**What is expected:** Repeat the material below word for word and leave out all pictures.

· · · ·

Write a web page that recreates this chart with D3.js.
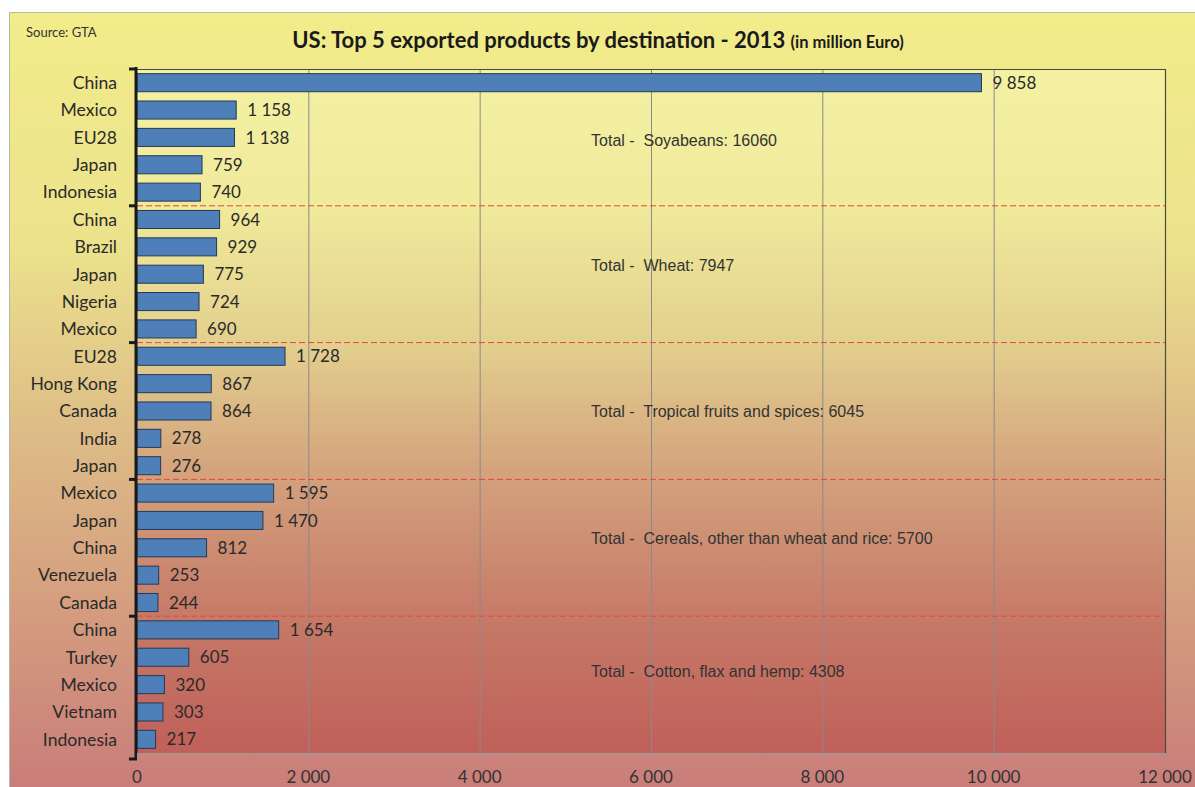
<!DOCTYPE html>
<html>
<head>
<meta charset="utf-8">
<script src="https://cdn.jsdelivr.net/npm/d3@7"></script>
<style>
  body { margin: 0; background: #fff; }
  svg { display: block; }
</style>
</head>
<body>
<div id="chart"></div>
<script>
// data
const countries = [
  "China", "Mexico", "EU28", "Japan", "Indonesia",
  "China", "Brazil", "Japan", "Nigeria", "Mexico",
  "EU28", "Hong Kong", "Canada", "India", "Japan",
  "Mexico", "Japan", "China", "Venezuela", "Canada",
  "China", "Turkey", "Mexico", "Vietnam", "Indonesia"
];
const values = [
  9858, 1158, 1138, 759, 740,
  964, 929, 775, 724, 690,
  1728, 867, 864, 278, 276,
  1595, 1470, 812, 253, 244,
  1654, 605, 320, 303, 217
];
const products = ["Soyabeans", "Wheat", "Tropical fruits and spices", "Cereals, other than wheat and rice", "Cotton, flax and hemp"];
const totals = [16060, 7947, 6045, 5700, 4308];
const xTicks = [0, 2000, 4000, 6000, 8000, 10000, 12000];

const width = 1195, height = 787;
const margin = {top: 69, right: 30, bottom: 34, left: 137};

const fmt = v => d3.format(",")(v).replace(/,/g, " ");

const svg = d3.select("#chart").append("svg")
    .attr("width", width)
    .attr("height", height);

const defs = svg.append("defs");
const outerGrad = defs.append("linearGradient")
    .attr("id", "outerGrad").attr("x1", 0).attr("y1", 0).attr("x2", 0).attr("y2", 1);
[[0, "#f2ec8a"], [0.3, "#ece28c"], [0.55, "#ddbb86"], [0.8, "#d3997e"], [1, "#c97d7a"]]
  .forEach(([o, c]) => outerGrad.append("stop").attr("offset", o).attr("stop-color", c));
const plotGrad = defs.append("linearGradient")
    .attr("id", "plotGrad").attr("x1", 0).attr("y1", 0).attr("x2", 0).attr("y2", 1);
[[0, "#f4f1a3"], [0.2, "#f0ea9b"], [0.4, "#e3d08e"], [0.6, "#d3a07c"], [0.8, "#c67a68"], [1, "#c0605a"]]
  .forEach(([o, c]) => plotGrad.append("stop").attr("offset", o).attr("stop-color", c));

// chart area
svg.append("rect")
    .attr("x", 9.5).attr("y", 12.5)
    .attr("width", width - 9).attr("height", height - 12)
    .attr("fill", "url(#outerGrad)")
    .attr("stroke", "#b8b8b0");

const x = d3.scaleLinear()
    .domain([0, 12000])
    .range([margin.left, width - margin.right]);

const y = d3.scaleBand()
    .domain(d3.range(countries.length))
    .range([margin.top, height - margin.bottom])
    .paddingInner(0.34)
    .paddingOuter(0.17);

const rowY = d3.scaleLinear()
    .domain([0, countries.length])
    .range([margin.top, height - margin.bottom]);

// plot area
svg.append("rect")
    .attr("x", x(0)).attr("y", margin.top)
    .attr("width", x(12000) - x(0)).attr("height", height - margin.bottom - margin.top)
    .attr("fill", "url(#plotGrad)");

// gridlines
svg.append("g")
  .selectAll("line")
  .data(xTicks.slice(1, -1))
  .join("line")
    .attr("x1", d => x(d) + 0.5).attr("x2", d => x(d) + 0.5)
    .attr("y1", margin.top).attr("y2", height - margin.bottom)
    .attr("stroke", "#8a8a8e").attr("stroke-width", 1);

// plot border: top and right dark, bottom grey
svg.append("path")
    .attr("d", `M${x(0)},${margin.top + 0.5}H${x(12000) + 0.5}V${height - margin.bottom}`)
    .attr("fill", "none").attr("stroke", "#4a4a40").attr("stroke-width", 1.2);
svg.append("line")
    .attr("x1", x(0)).attr("x2", x(12000))
    .attr("y1", height - margin.bottom + 0.5).attr("y2", height - margin.bottom + 0.5)
    .attr("stroke", "#999");

// group dividers
svg.append("g")
  .selectAll("line")
  .data([5, 10, 15, 20])
  .join("line")
    .attr("x1", x(0)).attr("x2", x(12000))
    .attr("y1", d => rowY(d)).attr("y2", d => rowY(d))
    .attr("stroke", "#e8473a").attr("stroke-width", 1)
    .attr("stroke-dasharray", "6,3");

// bars
svg.append("g")
  .selectAll("rect")
  .data(values)
  .join("rect")
    .attr("x", x(0))
    .attr("y", (d, i) => y(i))
    .attr("width", d => x(d) - x(0))
    .attr("height", y.bandwidth())
    .attr("fill", "#4f7fb8")
    .attr("stroke", "#243a55")
    .attr("stroke-width", 1);

// value labels
svg.append("g")
    .attr("font-family", "Lato, 'Open Sans', sans-serif")
    .attr("font-size", 17)
    .attr("fill", "#2a2a2a")
  .selectAll("text")
  .data(values)
  .join("text")
    .attr("x", d => x(d) + 11)
    .attr("y", (d, i) => y(i) + y.bandwidth() / 2)
    .attr("dy", "0.36em")
    .text(fmt);

// y axis
const yAxis = svg.append("g")
    .attr("font-family", "Lato, 'Open Sans', sans-serif")
    .attr("font-size", 17.6)
    .attr("fill", "#2a2a2a");
yAxis.append("line")
    .attr("x1", x(0) - 1).attr("x2", x(0) - 1)
    .attr("y1", margin.top - 2).attr("y2", height - margin.bottom + 7)
    .attr("stroke", "#1a1a1a").attr("stroke-width", 3);
yAxis.selectAll("line.tick")
  .data([0, 5, 10, 15, 20, 25])
  .join("line")
    .attr("class", "tick")
    .attr("x1", x(0) - 8).attr("x2", x(0))
    .attr("y1", d => rowY(d) + (d === 25 ? 6 : 0)).attr("y2", d => rowY(d) + (d === 25 ? 6 : 0))
    .attr("stroke", "#1a1a1a").attr("stroke-width", 3);
yAxis.selectAll("text")
  .data(countries)
  .join("text")
    .attr("x", x(0) - 20)
    .attr("y", (d, i) => y(i) + y.bandwidth() / 2)
    .attr("dy", "0.36em")
    .attr("text-anchor", "end")
    .text(d => d);

// x axis
const xAxis = svg.append("g")
    .attr("font-family", "Lato, 'Open Sans', sans-serif")
    .attr("font-size", 17)
    .attr("fill", "#333");
xAxis.selectAll("line")
  .data(xTicks)
  .join("line")
    .attr("x1", d => x(d) + 0.5).attr("x2", d => x(d) + 0.5)
    .attr("y1", height - margin.bottom).attr("y2", height - margin.bottom + 8)
    .attr("stroke", "#999");
xAxis.selectAll("text")
  .data(xTicks)
  .join("text")
    .attr("x", d => x(d))
    .attr("y", height - 4)
    .attr("text-anchor", "middle")
    .text(fmt);

// totals annotations
const totalRows = [2.6, 7.16, 12.5, 17.14, 22.0];
svg.append("g")
    .attr("font-family", "'Liberation Sans', Arial, sans-serif")
    .attr("font-size", 16)
    .attr("fill", "#333")
  .selectAll("text")
  .data(products)
  .join("text")
    .attr("x", x(5300))
    .attr("y", (d, i) => rowY(totalRows[i]))
    .attr("dy", "0.36em")
    .text((d, i) => `Total -\u00a0 ${d}: ${totals[i]}`);

// title and source
svg.append("text")
    .attr("x", 26).attr("y", 37)
    .attr("font-family", "Lato, 'Open Sans', sans-serif")
    .attr("font-size", 13)
    .attr("fill", "#333")
    .text("Source: GTA");

const title = svg.append("text")
    .attr("x", 598).attr("y", 48)
    .attr("text-anchor", "middle")
    .attr("font-family", "Lato, 'Open Sans', sans-serif")
    .attr("font-weight", "bold")
    .attr("fill", "#1a1a1a");
title.append("tspan").attr("font-size", 22).text("US: Top 5 exported products by destination - 2013 ");
title.append("tspan").attr("font-size", 16.5).text("(in million Euro)");
</script>
</body>
</html>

· · · ·

**Finished answer:**
Write a web page that recreates this chart with D3.js.
<!DOCTYPE html>
<html>
<head>
<meta charset="utf-8">
<script src="https://cdn.jsdelivr.net/npm/d3@7"></script>
<style>
  body { margin: 0; background: #fff; }
  svg { display: block; }
</style>
</head>
<body>
<div id="chart"></div>
<script>
// data
const countries = [
  "China", "Mexico", "EU28", "Japan", "Indonesia",
  "China", "Brazil", "Japan", "Nigeria", "Mexico",
  "EU28", "Hong Kong", "Canada", "India", "Japan",
  "Mexico", "Japan", "China", "Venezuela", "Canada",
  "China", "Turkey", "Mexico", "Vietnam", "Indonesia"
];
const values = [
  9858, 1158, 1138, 759, 740,
  964, 929, 775, 724, 690,
  1728, 867, 864, 278, 276,
  1595, 1470, 812, 253, 244,
  1654, 605, 320, 303, 217
];
const products = ["Soyabeans", "Wheat", "Tropical fruits and spices", "Cereals, other than wheat and rice", "Cotton, flax and hemp"];
const totals = [16060, 7947, 6045, 5700, 4308];
const xTicks = [0, 2000, 4000, 6000, 8000, 10000, 12000];

const width = 1195, height = 787;
const margin = {top: 69, right: 30, bottom: 34, left: 137};

const fmt = v => d3.format(",")(v).replace(/,/g, " ");

const svg = d3.select("#chart").append("svg")
    .attr("width", width)
    .attr("height", height);

const defs = svg.append("defs");
const outerGrad = defs.append("linearGradient")
    .attr("id", "outerGrad").attr("x1", 0).attr("y1", 0).attr("x2", 0).attr("y2", 1);
[[0, "#f2ec8a"], [0.3, "#ece28c"], [0.55, "#ddbb86"], [0.8, "#d3997e"], [1, "#c97d7a"]]
  .forEach(([o, c]) => outerGrad.append("stop").attr("offset", o).attr("stop-color", c));
const plotGrad = defs.append("linearGradient")
    .attr("id", "plotGrad").attr("x1", 0).attr("y1", 0).attr("x2", 0).attr("y2", 1);
[[0, "#f4f1a3"], [0.2, "#f0ea9b"], [0.4, "#e3d08e"], [0.6, "#d3a07c"], [0.8, "#c67a68"], [1, "#c0605a"]]
  .forEach(([o, c]) => plotGrad.append("stop").attr("offset", o).attr("stop-color", c));

// chart area
svg.append("rect")
    .attr("x", 9.5).attr("y", 12.5)
    .attr("width", width - 9).attr("height", height - 12)
    .attr("fill", "url(#outerGrad)")
    .attr("stroke", "#b8b8b0");

const x = d3.scaleLinear()
    .domain([0, 12000])
    .range([margin.left, width - margin.right]);

const y = d3.scaleBand()
    .domain(d3.range(countries.length))
    .range([margin.top, height - margin.bottom])
    .paddingInner(0.34)
    .paddingOuter(0.17);

const rowY = d3.scaleLinear()
    .domain([0, countries.length])
    .range([margin.top, height - margin.bottom]);

// plot area
svg.append("rect")
    .attr("x", x(0)).attr("y", margin.top)
    .attr("width", x(12000) - x(0)).attr("height", height - margin.bottom - margin.top)
    .attr("fill", "url(#plotGrad)");

// gridlines
svg.append("g")
  .selectAll("line")
  .data(xTicks.slice(1, -1))
  .join("line")
    .attr("x1", d => x(d) + 0.5).attr("x2", d => x(d) + 0.5)
    .attr("y1", margin.top).attr("y2", height - margin.bottom)
    .attr("stroke", "#8a8a8e").attr("stroke-width", 1);

// plot border: top and right dark, bottom grey
svg.append("path")
    .attr("d", `M${x(0)},${margin.top + 0.5}H${x(12000) + 0.5}V${height - margin.bottom}`)
    .attr("fill", "none").attr("stroke", "#4a4a40").attr("stroke-width", 1.2);
svg.append("line")
    .attr("x1", x(0)).attr("x2", x(12000))
    .attr("y1", height - margin.bottom + 0.5).attr("y2", height - margin.bottom + 0.5)
    .attr("stroke", "#999");

// group dividers
svg.append("g")
  .selectAll("line")
  .data([5, 10, 15, 20])
  .join("line")
    .attr("x1", x(0)).attr("x2", x(12000))
    .attr("y1", d => rowY(d)).attr("y2", d => rowY(d))
    .attr("stroke", "#e8473a").attr("stroke-width", 1)
    .attr("stroke-dasharray", "6,3");

// bars
svg.append("g")
  .selectAll("rect")
  .data(values)
  .join("rect")
    .attr("x", x(0))
    .attr("y", (d, i) => y(i))
    .attr("width", d => x(d) - x(0))
    .attr("height", y.bandwidth())
    .attr("fill", "#4f7fb8")
    .attr("stroke", "#243a55")
    .attr("stroke-width", 1);

// value labels
svg.append("g")
    .attr("font-family", "Lato, 'Open Sans', sans-serif")
    .attr("font-size", 17)
    .attr("fill", "#2a2a2a")
  .selectAll("text")
  .data(values)
  .join("text")
    .attr("x", d => x(d) + 11)
    .attr("y", (d, i) => y(i) + y.bandwidth() / 2)
    .attr("dy", "0.36em")
    .text(fmt);

// y axis
const yAxis = svg.append("g")
    .attr("font-family", "Lato, 'Open Sans', sans-serif")
    .attr("font-size", 17.6)
    .attr("fill", "#2a2a2a");
yAxis.append("line")
    .attr("x1", x(0) - 1).attr("x2", x(0) - 1)
    .attr("y1", margin.top - 2).attr("y2", height - margin.bottom + 7)
    .attr("stroke", "#1a1a1a").attr("stroke-width", 3);
yAxis.selectAll("line.tick")
  .data([0, 5, 10, 15, 20, 25])
  .join("line")
    .attr("class", "tick")
    .attr("x1", x(0) - 8).attr("x2", x(0))
    .attr("y1", d => rowY(d) + (d === 25 ? 6 : 0)).attr("y2", d => rowY(d) + (d === 25 ? 6 : 0))
    .attr("stroke", "#1a1a1a").attr("stroke-width", 3);
yAxis.selectAll("text")
  .data(countries)
  .join("text")
    .attr("x", x(0) - 20)
    .attr("y", (d, i) => y(i) + y.bandwidth() / 2)
    .attr("dy", "0.36em")
    .attr("text-anchor", "end")
    .text(d => d);

// x axis
const xAxis = svg.append("g")
    .attr("font-family", "Lato, 'Open Sans', sans-serif")
    .attr("font-size", 17)
    .attr("fill", "#333");
xAxis.selectAll("line")
  .data(xTicks)
  .join("line")
    .attr("x1", d => x(d) + 0.5).attr("x2", d => x(d) + 0.5)
    .attr("y1", height - margin.bottom).attr("y2", height - margin.bottom + 8)
    .attr("stroke", "#999");
xAxis.selectAll("text")
  .data(xTicks)
  .join("text")
    .attr("x", d => x(d))
    .attr("y", height - 4)
    .attr("text-anchor", "middle")
    .text(fmt);

// totals annotations
const totalRows = [2.6, 7.16, 12.5, 17.14, 22.0];
svg.append("g")
    .attr("font-family", "'Liberation Sans', Arial, sans-serif")
    .attr("font-size", 16)
    .attr("fill", "#333")
  .selectAll("text")
  .data(products)
  .join("text")
    .attr("x", x(5300))
    .attr("y", (d, i) => rowY(totalRows[i]))
    .attr("dy", "0.36em")
    .text((d, i) => `Total -\u00a0 ${d}: ${totals[i]}`);

// title and source
svg.append("text")
    .attr("x", 26).attr("y", 37)
    .attr("font-family", "Lato, 'Open Sans', sans-serif")
    .attr("font-size", 13)
    .attr("fill", "#333")
    .text("Source: GTA");

const title = svg.append("text")
    .attr("x", 598).attr("y", 48)
    .attr("text-anchor", "middle")
    .attr("font-family", "Lato, 'Open Sans', sans-serif")
    .attr("font-weight", "bold")
    .attr("fill", "#1a1a1a");
title.append("tspan").attr("font-size", 22).text("US: Top 5 exported products by destination - 2013 ");
title.append("tspan").attr("font-size", 16.5).text("(in million Euro)");
</script>
</body>
</html>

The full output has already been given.